The car is sucking in air through clear plastic tubes that run through the rear window and into a little mobile laboratory arranged neatly like catalog luggage in the trunk.
For the next year, more than 20 of these labs on wheels will be deployed in a pilot program run by the New York State Department of Environmental Conservation. The fleet is part of a statewide campaign to reduce greenhouse gas emissions locally and improve urban air quality in accordance with state climate laws, which require enhanced air monitoring.

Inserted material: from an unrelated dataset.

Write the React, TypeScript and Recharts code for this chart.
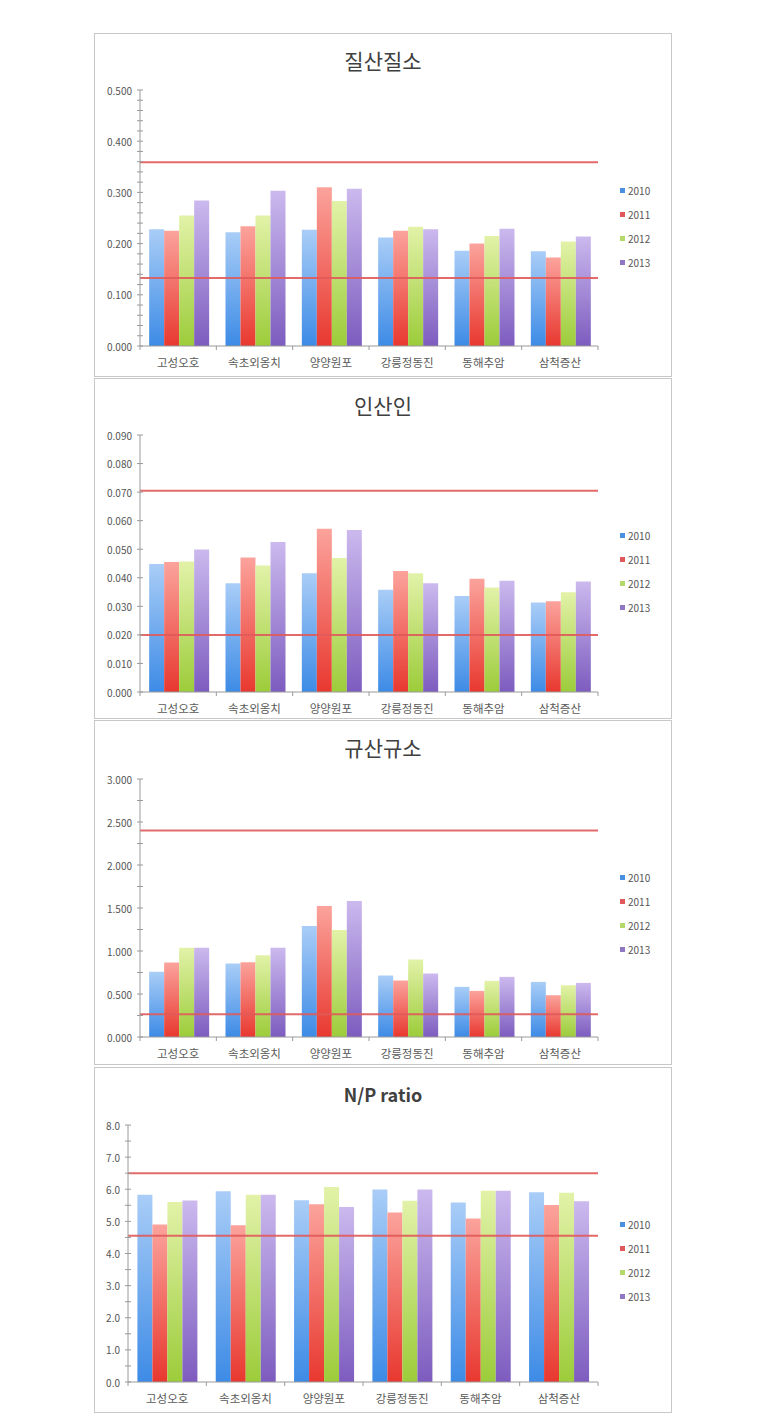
import React from "react"
import { BarChart, Bar, XAxis, YAxis, ReferenceLine } from "recharts"

const sites = ["고성오호", "속초외옹치", "양양원포", "강릉정동진", "동해추암", "삼척증산"]
const years = ["2010", "2011", "2012", "2013"]

// 질산질소
const nitrate2010 = [0.228, 0.222, 0.227, 0.212, 0.186, 0.185]
const nitrate2011 = [0.225, 0.234, 0.31, 0.225, 0.2, 0.173]
const nitrate2012 = [0.255, 0.255, 0.283, 0.233, 0.215, 0.204]
const nitrate2013 = [0.284, 0.303, 0.307, 0.228, 0.229, 0.214]
const nitrateLimits = [0.359, 0.133]
const nitrateTicks = [0, 0.1, 0.2, 0.3, 0.4, 0.5]

// 인산인
const phosphate2010 = [0.0448, 0.0381, 0.0416, 0.0358, 0.0336, 0.0313]
const phosphate2011 = [0.0455, 0.0471, 0.0572, 0.0424, 0.0397, 0.0318]
const phosphate2012 = [0.0457, 0.0443, 0.0469, 0.0416, 0.0366, 0.0349]
const phosphate2013 = [0.0499, 0.0525, 0.0567, 0.0381, 0.039, 0.0387]
const phosphateLimits = [0.0705, 0.02]
const phosphateTicks = [0, 0.01, 0.02, 0.03, 0.04, 0.05, 0.06, 0.07, 0.08, 0.09]

// 규산규소
const silicate2010 = [0.758, 0.855, 1.29, 0.715, 0.583, 0.641]
const silicate2011 = [0.866, 0.87, 1.523, 0.657, 0.536, 0.486]
const silicate2012 = [1.037, 0.952, 1.243, 0.901, 0.653, 0.602]
const silicate2013 = [1.037, 1.037, 1.581, 0.738, 0.699, 0.629]
const silicateLimits = [2.4, 0.265]
const silicateTicks = [0, 0.5, 1, 1.5, 2, 2.5, 3]

// N/P ratio
const np2010 = [5.83, 5.94, 5.66, 5.99, 5.59, 5.91]
const np2011 = [4.9, 4.88, 5.53, 5.28, 5.09, 5.51]
const np2012 = [5.6, 5.83, 6.07, 5.64, 5.95, 5.89]
const np2013 = [5.65, 5.83, 5.45, 5.99, 5.95, 5.63]
const npLimits = [6.5, 4.55]
const npTicks = [0, 1, 2, 3, 4, 5, 6, 7, 8]

const topColors = ["#a9cdf7", "#fba39c", "#e2f2a8", "#cbb9ee"]
const bottomColors = ["#3d8be6", "#e8382f", "#9ccc3a", "#7d5cbf"]
const legendColors = ["#4a8fe0", "#e0585a", "#b5d86a", "#8f77c4"]

const FONT = "'Noto Sans CJK KR', 'Noto Sans', sans-serif"
const PANEL_W = 578
const RIGHT = 74

function makeRows(series: number[][]) {
  return sites.map((site, i) => ({
    site,
    y2010: series[0][i],
    y2011: series[1][i],
    y2012: series[2][i],
    y2013: series[3][i],
  }))
}

function YTick(props: any) {
  const { x, y, payload, majors, decimals } = props
  const v = payload.value
  const isMajor = majors.some((m: number) => Math.abs(m - v) < 1e-9)
  const ax = x + 8
  return (
    <g>
      <line x1={ax - 3} x2={ax + 3} y1={y} y2={y} stroke="#9a9a9a" strokeWidth={1} />
      {isMajor && (
        <text x={x} y={y} textAnchor="end" dominantBaseline="central" fontSize={10} fill="#555" fontFamily={FONT}>
          {v.toFixed(decimals)}
        </text>
      )}
    </g>
  )
}

function XTick(props: any) {
  const { x, y, payload, index, band } = props
  const ay = y - 8
  return (
    <g>
      <line x1={x - band / 2} x2={x - band / 2} y1={ay} y2={ay + 4} stroke="#9a9a9a" />
      {index === sites.length - 1 && (
        <line x1={x + band / 2} x2={x + band / 2} y1={ay} y2={ay + 4} stroke="#9a9a9a" />
      )}
      <text x={x} y={y + 8} textAnchor="middle" dominantBaseline="central" fontSize={11.5} fill="#5a5a5a" fontFamily={FONT}>
        {payload.value}
      </text>
    </g>
  )
}

interface PanelProps {
  id: string
  title: string
  bold?: boolean
  top: number
  height: number
  series: number[][]
  majors: number[]
  minorStep: number
  decimals: number
  limits: number[]
  leftW: number
  plotTop: number
  xAxisH: number
}

function Panel({ id, title, bold, top, height, series, majors, minorStep, decimals, limits, leftW, plotTop, xAxisH }: PanelProps) {
  const data = makeRows(series)
  const max = majors[majors.length - 1]
  const ticks: number[] = []
  for (let k = 0; k * minorStep <= max + 1e-9; k++) ticks.push(Math.round(k * minorStep * 1e6) / 1e6)
  const band = (PANEL_W - leftW - RIGHT) / sites.length

  return (
    <div style={{ position: "absolute", left: 94, top, width: PANEL_W, height }}>
      <div
        style={{
          position: "absolute",
          inset: 0,
          border: "1.5px solid #c8c8c8",
          boxSizing: "border-box",
        }}
      />
      <div
        style={{
          position: "absolute",
          left: 0,
          width: PANEL_W,
          top: 27,
          transform: "translateY(-50%)",
          textAlign: "center",
          fontFamily: FONT,
          fontSize: bold ? 18 : 21,
          fontWeight: bold ? 700 : 400,
          color: "#404040",
          lineHeight: 1,
        }}
      >
        {title}
      </div>
      <div style={{ position: "absolute", left: 0, top: 0 }}>
        <BarChart
          width={PANEL_W}
          height={height}
          data={data}
          margin={{ top: plotTop, right: RIGHT, bottom: 0, left: 0 }}
          barGap={0}
          barCategoryGap="12%"
        >
          <defs>
            {years.map((yr, i) => (
              <linearGradient key={yr} id={`${id}-${yr}`} x1="0" y1="0" x2="0" y2="1">
                <stop offset="0%" stopColor={topColors[i]} />
                <stop offset="100%" stopColor={bottomColors[i]} />
              </linearGradient>
            ))}
          </defs>
          <XAxis
            dataKey="site"
            height={xAxisH}
            interval={0}
            tickLine={false}
            axisLine={{ stroke: "#9a9a9a" }}
            tick={(p: any) => <XTick {...p} band={band} />}
          />
          <YAxis
            width={leftW}
            domain={[0, max]}
            ticks={ticks}
            interval={0}
            tickLine={false}
            axisLine={{ stroke: "#9a9a9a" }}
            tick={(p: any) => <YTick {...p} majors={majors} decimals={decimals} />}
          />
          {years.map((yr) => (
            <Bar key={yr} dataKey={`y${yr}`} fill={`url(#${id}-${yr})`} isAnimationActive={false} />
          ))}
          {limits.map((v, i) => (
            <ReferenceLine key={i} y={v} stroke="#e05a5a" strokeWidth={2} strokeOpacity={0.9} />
          ))}
        </BarChart>
      </div>
      <div style={{ position: "absolute", left: 526, top: 157 - 12, fontFamily: FONT }}>
        {years.map((yr, i) => (
          <div key={yr} style={{ height: 24, display: "flex", alignItems: "center" }}>
            <span style={{ width: 5, height: 5, background: legendColors[i], marginRight: 3, display: "inline-block" }} />
            <span style={{ fontSize: 10, color: "#555" }}>{yr}</span>
          </div>
        ))}
      </div>
    </div>
  )
}

export default function App() {
  return (
    <div style={{ position: "absolute", left: 0, top: 0, width: 765, height: 1422, background: "#fff" }}>
      <Panel
        id="no3"
        title="질산질소"
        top={33}
        height={344}
        series={[nitrate2010, nitrate2011, nitrate2012, nitrate2013]}
        majors={nitrateTicks}
        minorStep={0.02}
        decimals={3}
        limits={nitrateLimits}
        leftW={46}
        plotTop={57}
        xAxisH={31}
      />
      <Panel
        id="po4"
        title="인산인"
        top={378}
        height={341}
        series={[phosphate2010, phosphate2011, phosphate2012, phosphate2013]}
        majors={phosphateTicks}
        minorStep={0.01}
        decimals={3}
        limits={phosphateLimits}
        leftW={46}
        plotTop={57}
        xAxisH={27}
      />
      <Panel
        id="sio2"
        title="규산규소"
        top={720}
        height={345}
        series={[silicate2010, silicate2011, silicate2012, silicate2013]}
        majors={silicateTicks}
        minorStep={0.25}
        decimals={3}
        limits={silicateLimits}
        leftW={46}
        plotTop={59}
        xAxisH={28}
      />
      <Panel
        id="np"
        title="N/P ratio"
        bold
        top={1067}
        height={346}
        series={[np2010, np2011, np2012, np2013]}
        majors={npTicks}
        minorStep={0.5}
        decimals={1}
        limits={npLimits}
        leftW={34}
        plotTop={58}
        xAxisH={31}
      />
    </div>
  )
}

“Right now, we measure temperature, black carbon, carbon dioxide, humidity, pressure, ozone, nitrous oxide, nitrogen dioxide, carbon monoxide, fine particulate matter…,” said the car’s driver Ramses Diaz, listing some of the pollutants and metrics they record as he cruises through downtown. The vehicle can quantify about 20 different emissions.
Target areas include Manhattan, the Bronx, Albany and Buffalo/Niagara. Within a year, people living in these places will be able to go online and find their homes and workplaces, and see what kind of air they are breathing when they walk out the door. While regulations on heating oil and other pollutants have led to markedly cleaner air in cities than in decades past, environmental leaders say there’s much work yet to be done.
“There are holdouts — areas of extreme pollution,” said Basil Seggos, the DEC commissioner. “Really the purpose of going down to the street level is to find out what people are breathing on the street, in their homes, in their backyards, and then use that data ultimately to drive better decision-making.”